さて『3部作』、そっけない題名だが、これはプーシキンに関わる3部作の事。上演3時間余りの3幕に異なるジャンルの芝居を配してある。第1幕は<N伯爵>(プーシキン原作『ヌーリン伯爵』)で、センチメンタルな風刺劇したて。第2幕は<おお、マドンナ!>(プーシキン原作『石の客』)で、アイロニカルな小悲劇。第3幕は<退屈だよ、悪魔君……>(ゲーテ作『ファウスト』より)、表情豊かで、地獄と道化の活躍するバーレスク風に味付けされた。

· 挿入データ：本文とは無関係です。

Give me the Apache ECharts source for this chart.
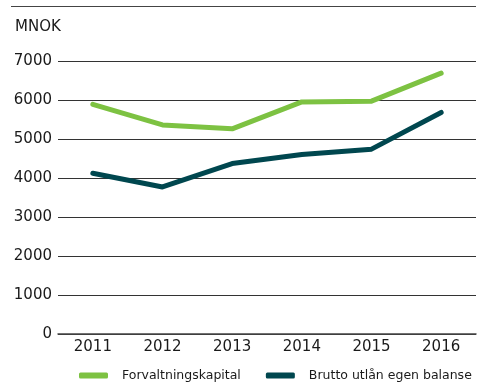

フォメンコは観客に真近い前舞台を使うだけでなく、ホールの壁をつき抜けて、ロビーの壁に達する遠い空間へと舞台をひろげた。音響、照明にとって大仕事だったろうと思う。新旧俳優にとっても極限に近い演技を試み、強いられた舞台だった。プーシキン役のいる天井から垂らされた綱の下、左右に揺れる板の上で飛び移ったり、濡れ場を演じたり…… もちろん、せりふの他にアリアに近い歌唱もある。演出家はこの2008年に新設された劇場の限界まで可能な、壮大な実験劇を試みたし、劇団をあげてこの演出家に応えたのだった。終幕には客席を越えて飛来した数十メートルの絹布がファウストを覆う。絹布は波立ち、嵐をよび、運命の歯車が巨大な影となって廻る……。

3部作「ファウスト」より

2009年末の初演以来、シーズンごとに評判を呼び、今年も1月末から2月にかけての上演切符は、発売後、即完売になっている。2011年3月末から4月にかけて催される、第17回<黄金のマスク賞、2009−2010>には勿論ノミネートされた。作品だけでなく、演出家は勿論、装置家、照明家もノミネートされている。